Brief: Search the listing below for "that". Copy each matching line.

Data for this exercise:
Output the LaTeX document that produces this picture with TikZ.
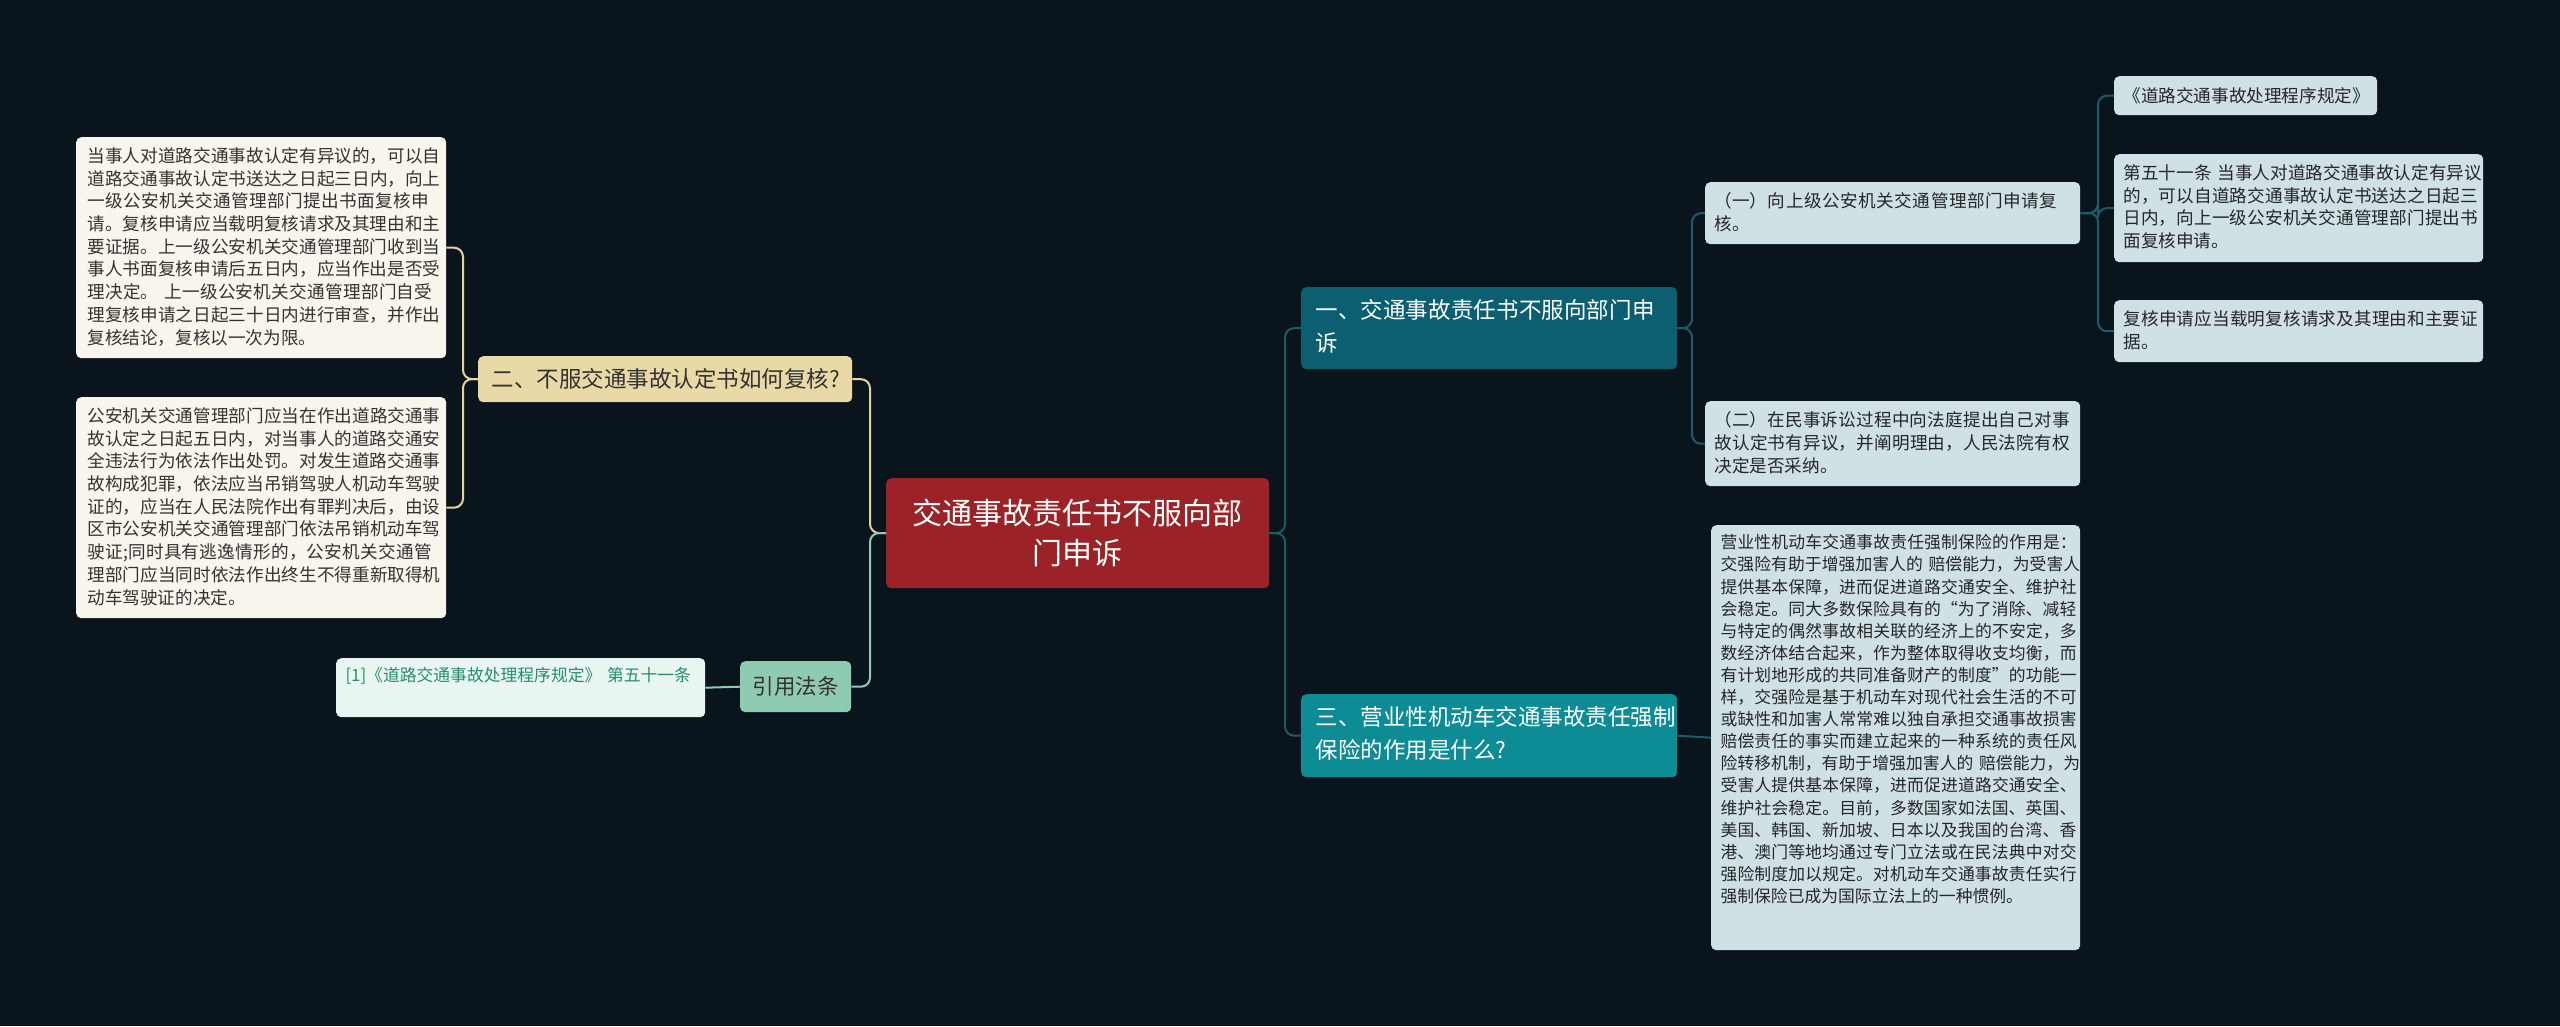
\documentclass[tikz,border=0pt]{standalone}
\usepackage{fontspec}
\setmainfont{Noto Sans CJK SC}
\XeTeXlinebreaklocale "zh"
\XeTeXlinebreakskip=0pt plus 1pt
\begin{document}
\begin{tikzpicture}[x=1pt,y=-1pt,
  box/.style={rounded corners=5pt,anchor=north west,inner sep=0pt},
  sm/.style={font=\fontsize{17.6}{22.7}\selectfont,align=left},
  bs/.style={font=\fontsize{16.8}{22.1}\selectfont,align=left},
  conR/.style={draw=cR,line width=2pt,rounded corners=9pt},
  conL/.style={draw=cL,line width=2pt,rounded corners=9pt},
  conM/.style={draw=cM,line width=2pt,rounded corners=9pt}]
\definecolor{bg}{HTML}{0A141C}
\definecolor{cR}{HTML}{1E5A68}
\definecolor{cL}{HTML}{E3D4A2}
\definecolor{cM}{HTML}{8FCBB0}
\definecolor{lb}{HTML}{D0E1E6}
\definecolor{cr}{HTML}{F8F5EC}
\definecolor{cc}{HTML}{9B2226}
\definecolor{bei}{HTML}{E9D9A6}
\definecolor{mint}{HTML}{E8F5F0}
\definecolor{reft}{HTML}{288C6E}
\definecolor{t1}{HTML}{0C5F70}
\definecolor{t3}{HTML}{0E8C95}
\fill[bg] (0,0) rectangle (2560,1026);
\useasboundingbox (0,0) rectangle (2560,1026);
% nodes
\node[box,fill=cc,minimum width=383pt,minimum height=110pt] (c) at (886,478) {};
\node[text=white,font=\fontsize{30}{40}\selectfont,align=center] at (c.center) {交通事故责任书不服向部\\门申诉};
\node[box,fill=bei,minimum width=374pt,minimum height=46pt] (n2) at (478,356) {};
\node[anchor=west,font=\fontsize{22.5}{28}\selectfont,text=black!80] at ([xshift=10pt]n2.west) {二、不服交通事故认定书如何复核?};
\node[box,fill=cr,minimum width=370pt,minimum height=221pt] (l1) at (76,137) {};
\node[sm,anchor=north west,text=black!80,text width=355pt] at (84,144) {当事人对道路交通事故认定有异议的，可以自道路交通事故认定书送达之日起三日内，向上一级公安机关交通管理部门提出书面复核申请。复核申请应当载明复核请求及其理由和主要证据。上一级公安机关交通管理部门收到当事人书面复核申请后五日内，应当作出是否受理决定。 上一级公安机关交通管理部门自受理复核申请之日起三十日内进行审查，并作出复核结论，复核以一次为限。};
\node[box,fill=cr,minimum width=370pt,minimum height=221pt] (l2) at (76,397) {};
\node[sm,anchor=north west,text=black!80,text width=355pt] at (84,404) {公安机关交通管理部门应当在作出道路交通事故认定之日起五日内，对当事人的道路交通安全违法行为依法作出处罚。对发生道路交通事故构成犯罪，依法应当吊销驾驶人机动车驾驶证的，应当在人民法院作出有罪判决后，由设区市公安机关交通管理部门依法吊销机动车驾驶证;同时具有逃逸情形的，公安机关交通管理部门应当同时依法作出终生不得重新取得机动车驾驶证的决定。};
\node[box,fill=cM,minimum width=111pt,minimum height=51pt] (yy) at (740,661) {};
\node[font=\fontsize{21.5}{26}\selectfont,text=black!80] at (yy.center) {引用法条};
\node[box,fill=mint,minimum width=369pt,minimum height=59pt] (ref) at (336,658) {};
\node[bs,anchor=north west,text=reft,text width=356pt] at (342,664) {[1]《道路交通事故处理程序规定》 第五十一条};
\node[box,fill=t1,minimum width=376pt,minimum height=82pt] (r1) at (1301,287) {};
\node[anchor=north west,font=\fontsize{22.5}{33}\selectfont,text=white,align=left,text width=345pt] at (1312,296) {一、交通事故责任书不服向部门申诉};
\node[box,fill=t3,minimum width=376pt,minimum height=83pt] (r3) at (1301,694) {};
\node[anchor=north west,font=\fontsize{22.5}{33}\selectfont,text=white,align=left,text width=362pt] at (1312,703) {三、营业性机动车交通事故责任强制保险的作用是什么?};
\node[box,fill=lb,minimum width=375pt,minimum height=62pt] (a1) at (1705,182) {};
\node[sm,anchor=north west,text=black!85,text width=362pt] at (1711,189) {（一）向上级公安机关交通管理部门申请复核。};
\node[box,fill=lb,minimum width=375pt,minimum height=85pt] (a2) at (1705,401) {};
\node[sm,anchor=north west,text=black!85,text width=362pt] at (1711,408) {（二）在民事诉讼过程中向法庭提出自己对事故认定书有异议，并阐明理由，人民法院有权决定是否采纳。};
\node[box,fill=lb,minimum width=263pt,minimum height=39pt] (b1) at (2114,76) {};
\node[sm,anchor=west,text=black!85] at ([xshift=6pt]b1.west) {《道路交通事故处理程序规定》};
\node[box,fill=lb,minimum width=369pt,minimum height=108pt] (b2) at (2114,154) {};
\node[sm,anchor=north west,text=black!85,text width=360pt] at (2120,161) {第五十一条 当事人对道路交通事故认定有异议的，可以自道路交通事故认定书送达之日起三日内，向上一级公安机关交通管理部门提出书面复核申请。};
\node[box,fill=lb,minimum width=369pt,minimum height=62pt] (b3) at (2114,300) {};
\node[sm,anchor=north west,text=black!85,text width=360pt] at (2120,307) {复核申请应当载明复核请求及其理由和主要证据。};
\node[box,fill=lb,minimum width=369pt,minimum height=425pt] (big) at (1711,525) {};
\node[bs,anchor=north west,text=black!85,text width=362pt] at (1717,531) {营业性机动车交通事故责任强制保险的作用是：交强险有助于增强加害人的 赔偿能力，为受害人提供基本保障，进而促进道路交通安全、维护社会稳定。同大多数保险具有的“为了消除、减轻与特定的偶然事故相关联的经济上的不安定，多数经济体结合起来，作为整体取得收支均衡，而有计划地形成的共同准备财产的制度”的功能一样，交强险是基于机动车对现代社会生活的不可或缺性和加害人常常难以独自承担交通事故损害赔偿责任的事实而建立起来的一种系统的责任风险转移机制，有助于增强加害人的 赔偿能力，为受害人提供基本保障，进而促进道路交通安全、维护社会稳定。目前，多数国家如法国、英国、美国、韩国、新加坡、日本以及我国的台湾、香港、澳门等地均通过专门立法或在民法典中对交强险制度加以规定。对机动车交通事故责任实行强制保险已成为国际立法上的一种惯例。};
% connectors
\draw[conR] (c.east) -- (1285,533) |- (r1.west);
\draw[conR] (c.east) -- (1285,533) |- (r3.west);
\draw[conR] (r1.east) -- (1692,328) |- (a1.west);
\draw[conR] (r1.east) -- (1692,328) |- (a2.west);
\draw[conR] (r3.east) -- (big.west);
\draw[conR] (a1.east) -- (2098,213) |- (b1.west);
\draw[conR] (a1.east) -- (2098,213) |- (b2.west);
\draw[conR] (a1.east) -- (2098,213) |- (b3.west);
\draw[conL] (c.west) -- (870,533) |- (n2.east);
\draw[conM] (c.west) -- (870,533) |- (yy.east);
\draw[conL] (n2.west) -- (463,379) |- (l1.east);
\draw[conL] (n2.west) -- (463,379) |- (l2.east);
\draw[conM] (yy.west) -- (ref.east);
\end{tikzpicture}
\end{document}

==

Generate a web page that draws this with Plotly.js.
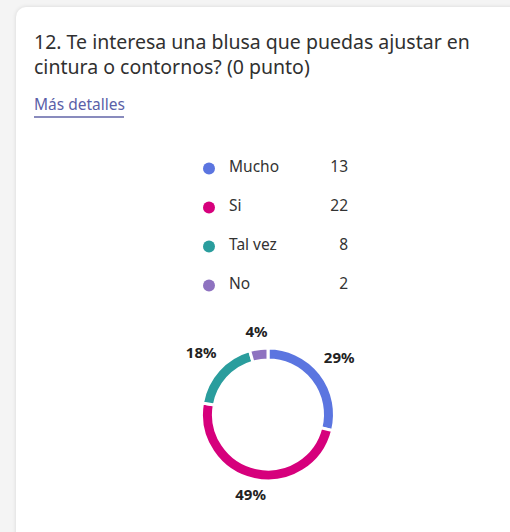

---

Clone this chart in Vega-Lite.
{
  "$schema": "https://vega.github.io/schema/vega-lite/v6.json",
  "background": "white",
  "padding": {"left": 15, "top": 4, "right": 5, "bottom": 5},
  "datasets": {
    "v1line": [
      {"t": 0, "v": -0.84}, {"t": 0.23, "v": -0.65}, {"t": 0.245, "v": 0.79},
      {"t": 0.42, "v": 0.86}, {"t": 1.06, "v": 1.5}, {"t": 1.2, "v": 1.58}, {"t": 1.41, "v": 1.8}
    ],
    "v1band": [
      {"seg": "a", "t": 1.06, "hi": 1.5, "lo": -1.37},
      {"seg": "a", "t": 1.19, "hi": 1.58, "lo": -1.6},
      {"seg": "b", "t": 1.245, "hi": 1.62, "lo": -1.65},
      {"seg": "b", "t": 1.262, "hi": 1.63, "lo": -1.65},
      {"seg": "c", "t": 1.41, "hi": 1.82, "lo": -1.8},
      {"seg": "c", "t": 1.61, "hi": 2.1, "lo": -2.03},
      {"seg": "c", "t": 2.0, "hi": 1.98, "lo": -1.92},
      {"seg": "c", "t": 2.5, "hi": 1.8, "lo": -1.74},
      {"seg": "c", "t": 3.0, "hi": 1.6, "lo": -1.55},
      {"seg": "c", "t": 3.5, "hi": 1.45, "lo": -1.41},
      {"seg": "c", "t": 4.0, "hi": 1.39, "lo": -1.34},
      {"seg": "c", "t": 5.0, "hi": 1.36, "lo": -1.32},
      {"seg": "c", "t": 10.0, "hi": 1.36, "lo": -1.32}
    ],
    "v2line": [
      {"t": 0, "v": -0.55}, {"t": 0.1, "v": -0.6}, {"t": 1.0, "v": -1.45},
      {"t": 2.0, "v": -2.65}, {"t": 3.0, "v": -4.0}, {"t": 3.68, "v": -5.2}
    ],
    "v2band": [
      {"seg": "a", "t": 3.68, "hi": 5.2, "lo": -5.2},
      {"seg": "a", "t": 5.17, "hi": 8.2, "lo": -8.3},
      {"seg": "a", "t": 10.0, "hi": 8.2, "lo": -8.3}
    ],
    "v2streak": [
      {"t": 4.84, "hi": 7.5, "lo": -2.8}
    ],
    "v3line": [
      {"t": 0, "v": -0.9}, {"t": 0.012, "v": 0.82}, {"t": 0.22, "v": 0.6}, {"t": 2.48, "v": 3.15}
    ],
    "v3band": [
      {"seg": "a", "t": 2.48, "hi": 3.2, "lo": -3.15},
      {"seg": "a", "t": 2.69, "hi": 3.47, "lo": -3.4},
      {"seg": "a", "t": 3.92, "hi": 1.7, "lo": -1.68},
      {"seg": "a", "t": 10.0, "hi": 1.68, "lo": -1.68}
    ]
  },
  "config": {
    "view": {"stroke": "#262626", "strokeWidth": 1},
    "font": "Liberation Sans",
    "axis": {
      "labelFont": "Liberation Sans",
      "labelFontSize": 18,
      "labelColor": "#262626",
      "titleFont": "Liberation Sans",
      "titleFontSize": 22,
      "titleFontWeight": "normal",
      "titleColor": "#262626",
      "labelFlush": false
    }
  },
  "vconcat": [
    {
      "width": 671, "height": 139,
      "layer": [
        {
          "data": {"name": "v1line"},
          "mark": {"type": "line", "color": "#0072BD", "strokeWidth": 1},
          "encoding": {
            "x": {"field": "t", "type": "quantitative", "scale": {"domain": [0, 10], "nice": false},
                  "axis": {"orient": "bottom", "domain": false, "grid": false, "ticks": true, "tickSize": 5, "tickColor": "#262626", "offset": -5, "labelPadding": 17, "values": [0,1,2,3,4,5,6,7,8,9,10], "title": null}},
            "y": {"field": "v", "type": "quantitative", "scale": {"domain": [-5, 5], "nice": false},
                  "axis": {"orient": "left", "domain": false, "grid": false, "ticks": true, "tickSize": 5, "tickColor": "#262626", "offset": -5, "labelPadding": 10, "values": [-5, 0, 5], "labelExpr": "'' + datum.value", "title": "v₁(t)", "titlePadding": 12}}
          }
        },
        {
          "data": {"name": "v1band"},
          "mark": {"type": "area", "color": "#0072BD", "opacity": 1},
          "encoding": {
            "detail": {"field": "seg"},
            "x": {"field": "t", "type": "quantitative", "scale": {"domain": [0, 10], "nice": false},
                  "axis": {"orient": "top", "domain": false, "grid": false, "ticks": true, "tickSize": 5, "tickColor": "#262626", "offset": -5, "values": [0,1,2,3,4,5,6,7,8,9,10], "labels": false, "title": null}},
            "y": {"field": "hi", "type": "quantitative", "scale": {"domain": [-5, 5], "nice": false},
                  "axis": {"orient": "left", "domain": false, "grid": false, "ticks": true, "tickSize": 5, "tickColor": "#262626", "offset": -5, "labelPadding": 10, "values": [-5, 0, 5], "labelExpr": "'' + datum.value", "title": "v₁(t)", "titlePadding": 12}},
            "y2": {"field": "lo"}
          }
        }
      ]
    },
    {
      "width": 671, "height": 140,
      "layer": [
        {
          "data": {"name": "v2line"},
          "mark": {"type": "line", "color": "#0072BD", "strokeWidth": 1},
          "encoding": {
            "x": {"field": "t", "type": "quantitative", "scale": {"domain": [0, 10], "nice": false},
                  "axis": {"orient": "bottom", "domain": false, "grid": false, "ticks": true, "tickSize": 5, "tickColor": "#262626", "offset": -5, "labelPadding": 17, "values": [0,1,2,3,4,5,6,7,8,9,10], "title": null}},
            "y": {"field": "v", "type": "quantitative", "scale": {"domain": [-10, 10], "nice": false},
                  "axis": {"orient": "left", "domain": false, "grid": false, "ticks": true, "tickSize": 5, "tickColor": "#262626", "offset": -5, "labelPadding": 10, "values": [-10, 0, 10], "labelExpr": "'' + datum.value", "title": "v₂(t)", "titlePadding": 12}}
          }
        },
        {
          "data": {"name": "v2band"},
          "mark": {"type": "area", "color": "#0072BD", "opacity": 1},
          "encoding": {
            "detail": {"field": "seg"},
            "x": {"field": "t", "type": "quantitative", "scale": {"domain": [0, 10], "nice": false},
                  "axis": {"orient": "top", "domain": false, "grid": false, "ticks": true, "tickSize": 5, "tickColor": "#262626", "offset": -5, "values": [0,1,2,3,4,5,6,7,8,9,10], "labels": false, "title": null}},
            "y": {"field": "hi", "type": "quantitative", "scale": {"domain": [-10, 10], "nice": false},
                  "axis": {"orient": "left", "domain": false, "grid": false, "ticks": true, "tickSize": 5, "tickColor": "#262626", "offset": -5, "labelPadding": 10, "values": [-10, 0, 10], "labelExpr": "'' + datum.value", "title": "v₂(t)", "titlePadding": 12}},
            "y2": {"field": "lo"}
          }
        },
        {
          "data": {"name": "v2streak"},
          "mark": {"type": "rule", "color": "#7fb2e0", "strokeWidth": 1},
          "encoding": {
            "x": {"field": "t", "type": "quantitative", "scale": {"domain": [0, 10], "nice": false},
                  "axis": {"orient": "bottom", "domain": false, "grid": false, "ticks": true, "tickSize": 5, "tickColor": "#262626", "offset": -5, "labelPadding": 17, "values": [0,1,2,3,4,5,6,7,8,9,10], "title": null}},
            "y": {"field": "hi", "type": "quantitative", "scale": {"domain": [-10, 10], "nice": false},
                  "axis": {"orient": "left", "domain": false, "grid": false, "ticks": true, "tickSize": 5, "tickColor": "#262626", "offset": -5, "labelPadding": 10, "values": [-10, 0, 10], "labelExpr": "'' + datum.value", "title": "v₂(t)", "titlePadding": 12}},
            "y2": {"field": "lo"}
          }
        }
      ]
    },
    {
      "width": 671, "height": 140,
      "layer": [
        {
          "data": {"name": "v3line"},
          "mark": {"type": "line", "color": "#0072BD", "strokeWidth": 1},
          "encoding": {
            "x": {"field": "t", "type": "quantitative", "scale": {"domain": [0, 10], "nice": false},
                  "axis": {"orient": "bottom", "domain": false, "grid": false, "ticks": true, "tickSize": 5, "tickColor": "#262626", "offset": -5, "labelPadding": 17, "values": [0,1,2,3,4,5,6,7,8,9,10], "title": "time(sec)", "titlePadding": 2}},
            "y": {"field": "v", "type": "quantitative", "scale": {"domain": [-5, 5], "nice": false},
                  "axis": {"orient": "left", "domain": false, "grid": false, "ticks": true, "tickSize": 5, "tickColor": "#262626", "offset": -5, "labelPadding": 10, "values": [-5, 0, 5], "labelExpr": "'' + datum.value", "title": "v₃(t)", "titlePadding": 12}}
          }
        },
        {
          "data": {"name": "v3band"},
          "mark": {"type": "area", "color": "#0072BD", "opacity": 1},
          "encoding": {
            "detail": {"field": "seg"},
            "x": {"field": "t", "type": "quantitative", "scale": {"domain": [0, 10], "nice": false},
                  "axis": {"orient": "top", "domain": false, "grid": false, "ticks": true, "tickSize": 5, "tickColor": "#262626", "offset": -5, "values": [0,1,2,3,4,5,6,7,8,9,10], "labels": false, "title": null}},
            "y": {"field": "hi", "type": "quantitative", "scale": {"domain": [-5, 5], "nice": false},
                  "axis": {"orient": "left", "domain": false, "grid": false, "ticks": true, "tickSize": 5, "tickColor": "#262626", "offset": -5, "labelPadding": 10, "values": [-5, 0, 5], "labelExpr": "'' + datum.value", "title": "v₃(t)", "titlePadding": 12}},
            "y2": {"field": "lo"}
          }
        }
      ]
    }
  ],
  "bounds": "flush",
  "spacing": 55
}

Exercise result:
Output the LaTeX document that produces this picture with TikZ.
Generate a web page that draws this with Plotly.js.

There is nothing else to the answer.